Copy the data exactly from the line that contains "Give me the matplotlib source for this chart." through the line that contains "ap19 = [27, 10, 5, 1, 1, 0, 1]", keeping both end lines and leaving out everything else.

* **INPUT FOR THIS TASK**
# # # # # # #

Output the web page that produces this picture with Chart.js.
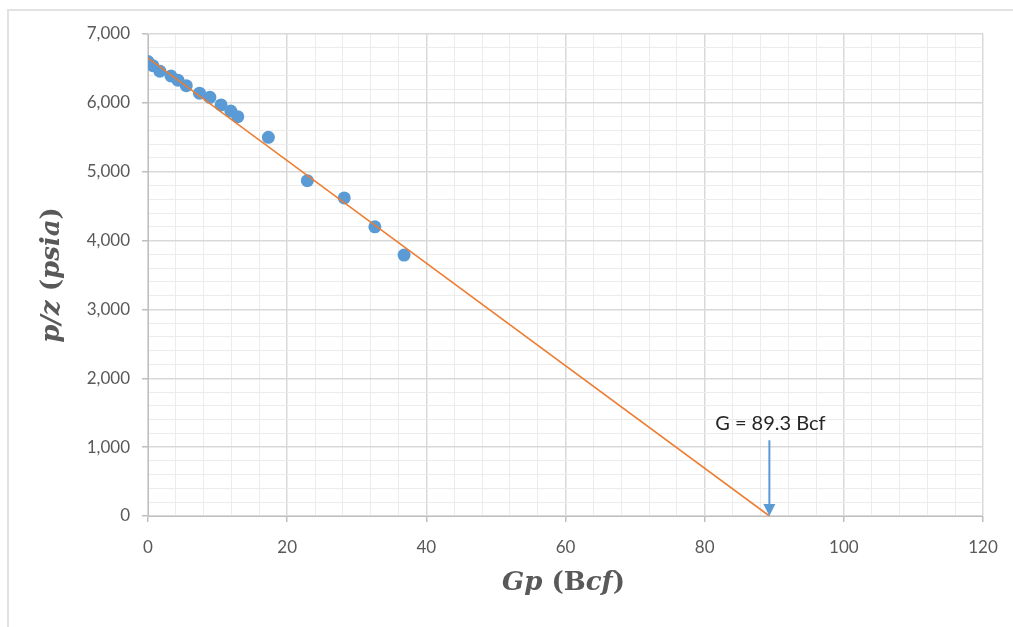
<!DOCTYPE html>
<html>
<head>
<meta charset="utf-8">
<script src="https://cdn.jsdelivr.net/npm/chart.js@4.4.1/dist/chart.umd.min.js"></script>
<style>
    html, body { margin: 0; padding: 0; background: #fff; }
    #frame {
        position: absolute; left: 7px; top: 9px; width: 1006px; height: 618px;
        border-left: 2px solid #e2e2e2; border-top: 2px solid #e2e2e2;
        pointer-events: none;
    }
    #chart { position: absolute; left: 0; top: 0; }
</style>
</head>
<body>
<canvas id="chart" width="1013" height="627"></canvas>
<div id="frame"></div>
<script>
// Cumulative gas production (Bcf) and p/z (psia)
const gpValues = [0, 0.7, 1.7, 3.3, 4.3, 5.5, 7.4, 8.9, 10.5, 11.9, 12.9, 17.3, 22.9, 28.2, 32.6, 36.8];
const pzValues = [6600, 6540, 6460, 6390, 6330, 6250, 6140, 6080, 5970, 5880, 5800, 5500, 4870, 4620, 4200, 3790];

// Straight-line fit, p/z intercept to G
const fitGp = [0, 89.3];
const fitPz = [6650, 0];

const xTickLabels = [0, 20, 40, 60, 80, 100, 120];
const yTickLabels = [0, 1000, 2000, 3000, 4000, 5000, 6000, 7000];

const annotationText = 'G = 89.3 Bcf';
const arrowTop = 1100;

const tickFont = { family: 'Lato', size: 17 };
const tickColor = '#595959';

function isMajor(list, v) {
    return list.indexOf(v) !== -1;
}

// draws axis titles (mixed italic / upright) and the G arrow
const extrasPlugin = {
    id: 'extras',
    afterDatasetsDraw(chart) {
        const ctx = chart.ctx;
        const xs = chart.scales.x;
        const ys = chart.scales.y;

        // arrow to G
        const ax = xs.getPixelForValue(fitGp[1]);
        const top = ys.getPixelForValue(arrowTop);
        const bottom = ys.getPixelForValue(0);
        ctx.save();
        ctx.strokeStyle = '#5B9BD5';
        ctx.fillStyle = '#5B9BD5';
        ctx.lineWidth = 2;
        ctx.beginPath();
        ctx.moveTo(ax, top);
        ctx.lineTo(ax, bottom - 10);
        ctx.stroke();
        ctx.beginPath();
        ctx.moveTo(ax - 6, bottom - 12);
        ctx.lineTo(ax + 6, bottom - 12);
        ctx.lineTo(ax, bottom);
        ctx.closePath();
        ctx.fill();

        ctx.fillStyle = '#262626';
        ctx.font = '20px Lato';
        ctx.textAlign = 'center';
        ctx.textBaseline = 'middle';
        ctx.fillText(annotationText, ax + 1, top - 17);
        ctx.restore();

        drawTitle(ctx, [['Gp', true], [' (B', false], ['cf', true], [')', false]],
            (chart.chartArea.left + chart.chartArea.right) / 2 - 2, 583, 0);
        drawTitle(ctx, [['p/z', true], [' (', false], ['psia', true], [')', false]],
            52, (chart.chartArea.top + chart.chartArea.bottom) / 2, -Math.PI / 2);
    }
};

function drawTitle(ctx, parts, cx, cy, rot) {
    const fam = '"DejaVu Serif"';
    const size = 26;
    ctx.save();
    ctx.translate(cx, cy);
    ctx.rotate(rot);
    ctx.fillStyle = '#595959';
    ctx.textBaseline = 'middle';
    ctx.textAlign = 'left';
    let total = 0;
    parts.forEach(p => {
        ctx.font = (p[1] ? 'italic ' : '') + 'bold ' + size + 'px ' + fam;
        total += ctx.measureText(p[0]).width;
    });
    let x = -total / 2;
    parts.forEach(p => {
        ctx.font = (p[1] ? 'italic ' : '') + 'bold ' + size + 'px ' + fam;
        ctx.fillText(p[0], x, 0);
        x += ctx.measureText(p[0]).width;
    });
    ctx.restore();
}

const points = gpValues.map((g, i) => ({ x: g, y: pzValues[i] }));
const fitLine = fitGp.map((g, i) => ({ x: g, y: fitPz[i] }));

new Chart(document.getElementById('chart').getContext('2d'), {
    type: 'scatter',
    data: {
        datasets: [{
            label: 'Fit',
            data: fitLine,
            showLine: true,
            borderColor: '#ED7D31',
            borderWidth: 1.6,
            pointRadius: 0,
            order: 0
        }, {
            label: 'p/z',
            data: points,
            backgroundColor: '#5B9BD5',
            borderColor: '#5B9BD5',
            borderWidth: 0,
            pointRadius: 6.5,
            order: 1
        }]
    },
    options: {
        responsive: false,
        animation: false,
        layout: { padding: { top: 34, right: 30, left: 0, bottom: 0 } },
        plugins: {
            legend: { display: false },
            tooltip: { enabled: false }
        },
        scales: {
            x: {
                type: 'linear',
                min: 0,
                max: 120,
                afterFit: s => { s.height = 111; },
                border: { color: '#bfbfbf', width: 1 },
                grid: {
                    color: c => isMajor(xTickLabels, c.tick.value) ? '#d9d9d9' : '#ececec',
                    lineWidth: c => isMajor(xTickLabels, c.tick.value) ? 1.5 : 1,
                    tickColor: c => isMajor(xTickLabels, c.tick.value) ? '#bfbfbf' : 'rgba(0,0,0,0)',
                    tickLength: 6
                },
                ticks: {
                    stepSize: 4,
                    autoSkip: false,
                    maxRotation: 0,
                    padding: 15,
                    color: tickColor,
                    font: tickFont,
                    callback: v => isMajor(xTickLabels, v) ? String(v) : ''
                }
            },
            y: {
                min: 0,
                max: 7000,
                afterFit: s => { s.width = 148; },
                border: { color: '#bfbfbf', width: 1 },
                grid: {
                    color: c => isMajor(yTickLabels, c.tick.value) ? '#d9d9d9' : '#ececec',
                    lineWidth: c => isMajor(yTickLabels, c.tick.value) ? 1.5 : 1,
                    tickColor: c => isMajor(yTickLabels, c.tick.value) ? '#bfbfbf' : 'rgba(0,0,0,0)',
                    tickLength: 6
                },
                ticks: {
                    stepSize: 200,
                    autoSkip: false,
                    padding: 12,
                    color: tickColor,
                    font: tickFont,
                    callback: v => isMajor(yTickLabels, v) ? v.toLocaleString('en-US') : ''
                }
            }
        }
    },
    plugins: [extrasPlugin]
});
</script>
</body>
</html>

# # # # # # #

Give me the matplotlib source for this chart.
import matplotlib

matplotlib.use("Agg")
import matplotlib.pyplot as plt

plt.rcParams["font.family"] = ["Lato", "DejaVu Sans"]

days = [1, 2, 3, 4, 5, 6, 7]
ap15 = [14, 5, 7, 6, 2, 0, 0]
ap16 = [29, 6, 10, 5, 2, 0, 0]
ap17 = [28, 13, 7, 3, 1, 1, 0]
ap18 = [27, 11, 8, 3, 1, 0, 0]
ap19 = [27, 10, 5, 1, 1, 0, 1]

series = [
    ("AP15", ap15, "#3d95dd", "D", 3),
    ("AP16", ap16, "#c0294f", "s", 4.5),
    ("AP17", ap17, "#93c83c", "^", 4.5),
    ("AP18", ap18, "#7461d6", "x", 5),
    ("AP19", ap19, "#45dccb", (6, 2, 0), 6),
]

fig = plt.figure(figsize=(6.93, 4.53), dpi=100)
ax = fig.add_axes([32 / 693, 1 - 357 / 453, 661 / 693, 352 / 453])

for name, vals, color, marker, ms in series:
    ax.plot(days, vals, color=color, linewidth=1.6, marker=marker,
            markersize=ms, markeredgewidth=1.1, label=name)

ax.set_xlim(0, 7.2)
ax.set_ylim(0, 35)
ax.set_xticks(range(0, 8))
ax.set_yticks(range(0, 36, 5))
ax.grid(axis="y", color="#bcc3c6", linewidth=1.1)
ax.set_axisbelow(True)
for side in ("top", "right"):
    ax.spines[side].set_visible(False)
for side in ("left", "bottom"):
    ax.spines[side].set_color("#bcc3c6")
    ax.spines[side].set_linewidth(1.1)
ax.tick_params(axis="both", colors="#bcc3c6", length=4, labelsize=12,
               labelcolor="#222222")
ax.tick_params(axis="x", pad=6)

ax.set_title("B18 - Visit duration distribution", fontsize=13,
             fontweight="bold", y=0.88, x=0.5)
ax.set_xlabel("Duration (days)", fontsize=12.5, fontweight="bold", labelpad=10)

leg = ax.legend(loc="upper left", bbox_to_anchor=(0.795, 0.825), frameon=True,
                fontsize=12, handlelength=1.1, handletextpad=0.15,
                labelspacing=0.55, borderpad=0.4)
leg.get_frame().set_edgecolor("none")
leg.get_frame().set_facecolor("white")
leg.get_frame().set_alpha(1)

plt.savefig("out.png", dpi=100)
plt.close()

# # # # # # #

* **SOLUTION BELOW**
Give me the matplotlib source for this chart.
import matplotlib

matplotlib.use("Agg")
import matplotlib.pyplot as plt

plt.rcParams["font.family"] = ["Lato", "DejaVu Sans"]

days = [1, 2, 3, 4, 5, 6, 7]
ap15 = [14, 5, 7, 6, 2, 0, 0]
ap16 = [29, 6, 10, 5, 2, 0, 0]
ap17 = [28, 13, 7, 3, 1, 1, 0]
ap18 = [27, 11, 8, 3, 1, 0, 0]
ap19 = [27, 10, 5, 1, 1, 0, 1]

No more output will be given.